▸ PROBLEM REQUIREMENTS: Pick every line from the data that holds the word "LaTeX".

Source code of charts:
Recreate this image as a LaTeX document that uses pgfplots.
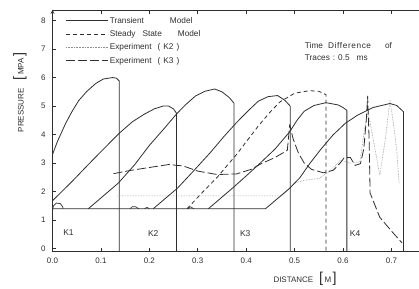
\documentclass[border=0pt]{standalone}
\usepackage{fontspec}
\setmainfont{Liberation Sans}
\usepackage{pgfplots}
\pgfplotsset{compat=1.18}
\definecolor{ink}{gray}{0.18}
\definecolor{lightink}{gray}{0.55}
\begin{document}
\fontsize{8}{9.6}\selectfont
\begin{tikzpicture}
\path[use as bounding box] (-52.5bp,-37bp) rectangle (366.5bp,251.5bp);
\begin{axis}[
 scale only axis, width=366.5bp, height=241.5bp,
 xmin=0, xmax=0.757, ymin=-0.1, ymax=8.37,
 axis x line=box, axis y line=left,
 every non boxed y axis/.append style={y axis line style={-}},
 axis line style={ink, line width=0.7bp},
 major tick style={ink, line width=0.6bp},
 major tick length=4bp,
 tick align=inside, ytick align=inside, xtick align=inside,
 xtick={0,0.1,0.2,0.3,0.4,0.5,0.6,0.7},
 ytick={0,1,2,3,4,5,6,7,8},
 /pgf/number format/assume math mode=true,
 xticklabel style={/pgf/number format/.cd, fixed, fixed zerofill, precision=1, /tikz/.cd, font=\fontsize{8}{9}\selectfont, yshift=-4bp, text=ink},
 yticklabel style={font=\fontsize{8}{9}\selectfont, xshift=-4bp, text=ink},
 legend style={draw=none, fill=none, at={(0.035,0.978)}, anchor=north west, inner sep=0pt, row sep=3.2bp, font=\fontsize{8.3}{9.5}\selectfont, text=ink, nodes={inner sep=1.5bp}},
 legend cell align=left,
 legend image code/.code={\draw[#1] (0bp,0bp) -- (42bp,0bp);},
 every axis plot/.append style={line join=round},
]
% Transient model trace 1 (legend)
\addplot[ink, line width=0.8bp] coordinates {(0,3.3) (0.01,3.75) (0.027,4.39) (0.04,4.8) (0.054,5.19) (0.07,5.5) (0.089,5.79) (0.105,5.95) (0.124,6.0) (0.132,5.98) (0.138,5.88) (0.138,-0.1)};
\addlegendentry{Transient\hspace{26bp}Model}
% Steady state model
\addplot[ink, line width=0.8bp, dash pattern=on 4bp off 3bp] coordinates {(0.278,1.4) (0.31,1.98) (0.34,2.5) (0.38,3.3) (0.425,4.3) (0.45,4.8) (0.47,5.15) (0.5,5.45) (0.53,5.54) (0.55,5.52) (0.565,5.4) (0.565,-0.1)};
\addlegendentry{Steady\hspace{7bp}State\hspace{16bp}Model}
% Experiment K2
\addplot[lightink, line width=0.6bp, densely dotted] coordinates {(0.134,1.85) (0.475,1.85) (0.50,2.3) (0.52,2.4) (0.55,2.46) (0.575,2.75) (0.595,3.1) (0.615,3.0) (0.635,3.05) (0.645,4.25) (0.652,4.8) (0.665,3.6) (0.676,2.56) (0.688,3.9) (0.697,5.2) (0.705,4.3) (0.711,3.44) (0.716,2.28)};
\addlegendentry{Experiment\hspace{6bp}(\hspace{3bp}K2\hspace{3bp})}
% Experiment K3
\addplot[ink, line width=0.8bp, dash pattern=on 9bp off 3bp] coordinates {(0.126,2.63) (0.16,2.74) (0.19,2.82) (0.24,2.95) (0.27,2.9) (0.3,2.72) (0.34,2.6) (0.38,2.62) (0.41,2.78) (0.43,2.97) (0.46,3.2) (0.485,3.45) (0.49,4.35) (0.497,3.85) (0.508,3.35) (0.52,3.0) (0.535,2.78) (0.56,2.66) (0.58,2.75) (0.594,3.0) (0.603,3.2) (0.615,3.2) (0.625,2.92) (0.636,2.98) (0.643,3.5) (0.648,4.5) (0.651,5.35) (0.654,3.8) (0.656,1.95) (0.676,1.1) (0.70,0.62) (0.722,0.2)};
\addlegendentry{Experiment\hspace{6bp}(\hspace{3bp}K3\hspace{3bp})}
% other transient traces
\addplot[ink, line width=0.8bp, forget plot] coordinates {(0,1.68) (0.04,2.35) (0.074,2.95) (0.1,3.4) (0.138,4.05) (0.165,4.45) (0.19,4.72) (0.21,4.9) (0.228,5.0) (0.24,5.0) (0.25,4.9) (0.256,4.75) (0.256,-0.1)};
\addplot[ink, line width=0.8bp, forget plot] coordinates {(0.074,1.4) (0.105,1.85) (0.136,2.3) (0.17,2.95) (0.2,3.62) (0.23,4.2) (0.256,4.72) (0.275,5.05) (0.295,5.35) (0.315,5.52) (0.335,5.6) (0.35,5.5) (0.365,5.3) (0.375,5.1) (0.375,-0.1)};
\addplot[ink, line width=0.8bp, forget plot] coordinates {(0.208,1.4) (0.258,2.12) (0.29,2.7) (0.326,3.37) (0.355,3.95) (0.38,4.42) (0.405,4.85) (0.425,5.17) (0.445,5.33) (0.465,5.37) (0.48,5.2) (0.491,5.0) (0.491,-0.1)};
\addplot[ink, line width=0.8bp, forget plot] coordinates {(0.322,1.4) (0.373,2.14) (0.40,2.55) (0.429,3.0) (0.46,3.5) (0.49,4.1) (0.505,4.5) (0.52,4.82) (0.54,5.02) (0.565,5.12) (0.59,5.04) (0.6,4.95) (0.608,4.85) (0.608,-0.1)};
\addplot[ink, line width=0.8bp, forget plot] coordinates {(0,1.4) (0.44,1.4) (0.49,2.12) (0.511,2.49) (0.532,3.0) (0.555,3.5) (0.579,3.98) (0.605,4.4) (0.629,4.67) (0.662,4.95) (0.697,5.09) (0.711,5.02) (0.725,4.8) (0.725,-0.1)};
% small experimental bumps near baseline
\addplot[ink, line width=0.7bp, forget plot] coordinates {(0.0,1.35) (0.002,1.5) (0.008,1.6) (0.016,1.58) (0.021,1.47) (0.022,1.4)};
\addplot[ink, line width=0.6bp, forget plot] coordinates {(0.16,1.4) (0.165,1.47) (0.172,1.47) (0.178,1.4)};
\addplot[ink, line width=0.6bp, forget plot] coordinates {(0.19,1.4) (0.195,1.45) (0.2,1.4)};
\addplot[ink, line width=0.6bp, forget plot] coordinates {(0.28,1.4) (0.285,1.47) (0.292,1.4)};
% region labels
\node[text=ink, font=\fontsize{8.5}{10}\selectfont] at (axis cs:0.033,0.56) {K1};
\node[text=ink, font=\fontsize{8.5}{10}\selectfont] at (axis cs:0.208,0.53) {K2};
\node[text=ink, font=\fontsize{8.5}{10}\selectfont] at (axis cs:0.398,0.53) {K3};
\node[text=ink, font=\fontsize{8.5}{10}\selectfont] at (axis cs:0.625,0.53) {K4};
\node[anchor=west, align=left, text=ink, inner sep=0pt, font=\fontsize{8.3}{12}\selectfont] at (axis cs:0.521,6.91) {Time\hspace{5bp}D\hspace{0.6bp}i\hspace{0.6bp}f\hspace{0.6bp}f\hspace{0.6bp}e\hspace{0.6bp}r\hspace{0.6bp}e\hspace{0.6bp}n\hspace{0.6bp}c\hspace{0.6bp}e\hspace{14bp}of\\Traces\hspace{3bp}:\hspace{3bp}0.5\hspace{7bp}ms};
\end{axis}
\node[rotate=90, text=ink, font=\fontsize{8}{9}\selectfont] at (-32.5bp,159bp) {PRESSURE\hspace{8bp}{\Large[}\,MPA\,{\Large]}};
\node[text=ink, font=\fontsize{8}{9}\selectfont] at (252.5bp,-27bp) {DISTANCE\hspace{6bp}{\Large[}\,M\,{\Large]}};
\end{tikzpicture}
\end{document}
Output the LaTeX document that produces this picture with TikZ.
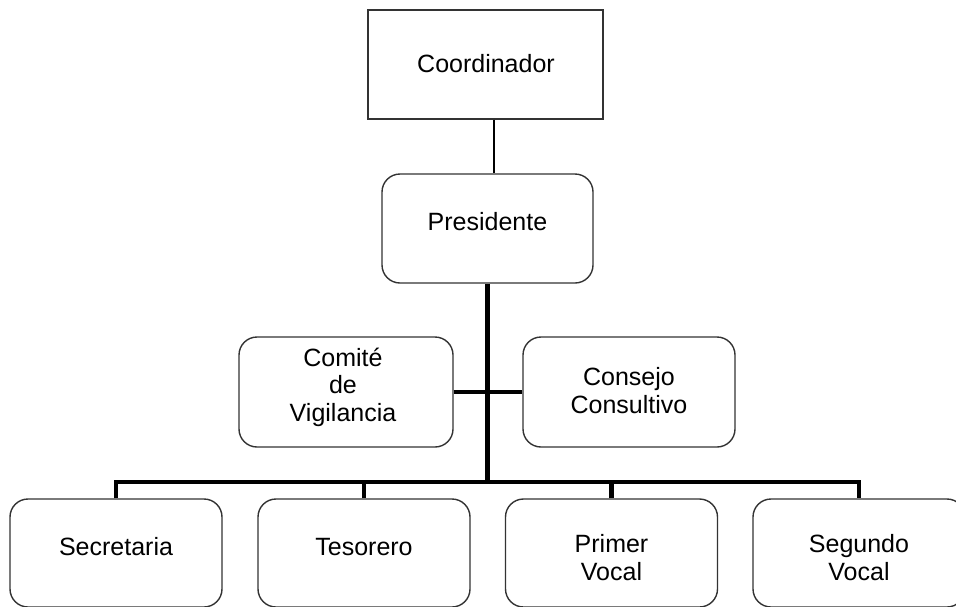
\documentclass[tikz,border=0pt]{standalone}
\usepackage{fontspec}
\setmainfont{Liberation Sans}
\begin{document}
\begin{tikzpicture}[x=1pt,y=-1pt,
  rbox/.style={draw=black!80, line width=1.4pt, rounded corners=18pt, minimum width=212pt, minimum height=108pt, inner sep=0pt},
  sqbox/.style={draw=black!80, line width=1.4pt, minimum width=235pt, minimum height=109pt, inner sep=0pt},
  lbl/.style={font=\fontsize{25}{27.5}\selectfont, align=center, inner sep=0pt, anchor=base},
  trunk/.style={line width=4.2pt, line join=miter},
  thinline/.style={line width=1.5pt}]
\useasboundingbox (0,0) rectangle (956,606);
\clip (0,0) rectangle (956,606);
% boxes
\node[sqbox] (coord) at (485.5,64.5) {};
\node[rbox, minimum width=211pt, minimum height=109pt] (pres) at (487.5,228.5) {};
\node[rbox, minimum width=214pt, minimum height=110pt] (comite) at (346,392) {};
\node[rbox, minimum height=110pt] (consejo) at (629,392) {};
\node[rbox] (secr) at (116,553) {};
\node[rbox] (tes) at (364,553) {};
\node[rbox] (prim) at (611.5,553) {};
\node[rbox] (seg) at (859,553) {};
% labels (base anchor = baseline of the last line)
\node[lbl] (tcoord) at (486,72) {Coordinador};
\node[lbl] (tpres) at (487.5,230) {Presidente};
\node[lbl] (tcomite) at (343,421) {Comité\\de\\Vigilancia};
\node[lbl] (tconsejo) at (629,413) {Consejo\\Consultivo};
\node[lbl] (tsecr) at (116,555) {Secretaria};
\node[lbl] (ttes) at (364,555) {Tesorero};
\node[lbl] (tprim) at (611.5,580) {Primer\\Vocal};
\node[lbl] (tseg) at (859,580) {Segundo\\Vocal};
% connectors
\coordinate (cx) at (494,0);
\coordinate (bus) at (487.5,482);
\draw[thinline] (coord.south -| cx) -- (pres.north -| cx);
\draw[trunk] (pres.south) -- (bus);
\draw[trunk] (comite.east) -- (consejo.west);
\draw[trunk] (secr.north) -- (secr.north |- bus) -- (seg.north |- bus) -- (seg.north);
\draw[trunk] (tes.north) -- (tes.north |- bus);
\draw[trunk] (prim.north) -- (prim.north |- bus);
\end{tikzpicture}
\end{document}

▸ RESULT OF THIS TASK:
Recreate this image as a LaTeX document that uses pgfplots.
Output the LaTeX document that produces this picture with TikZ.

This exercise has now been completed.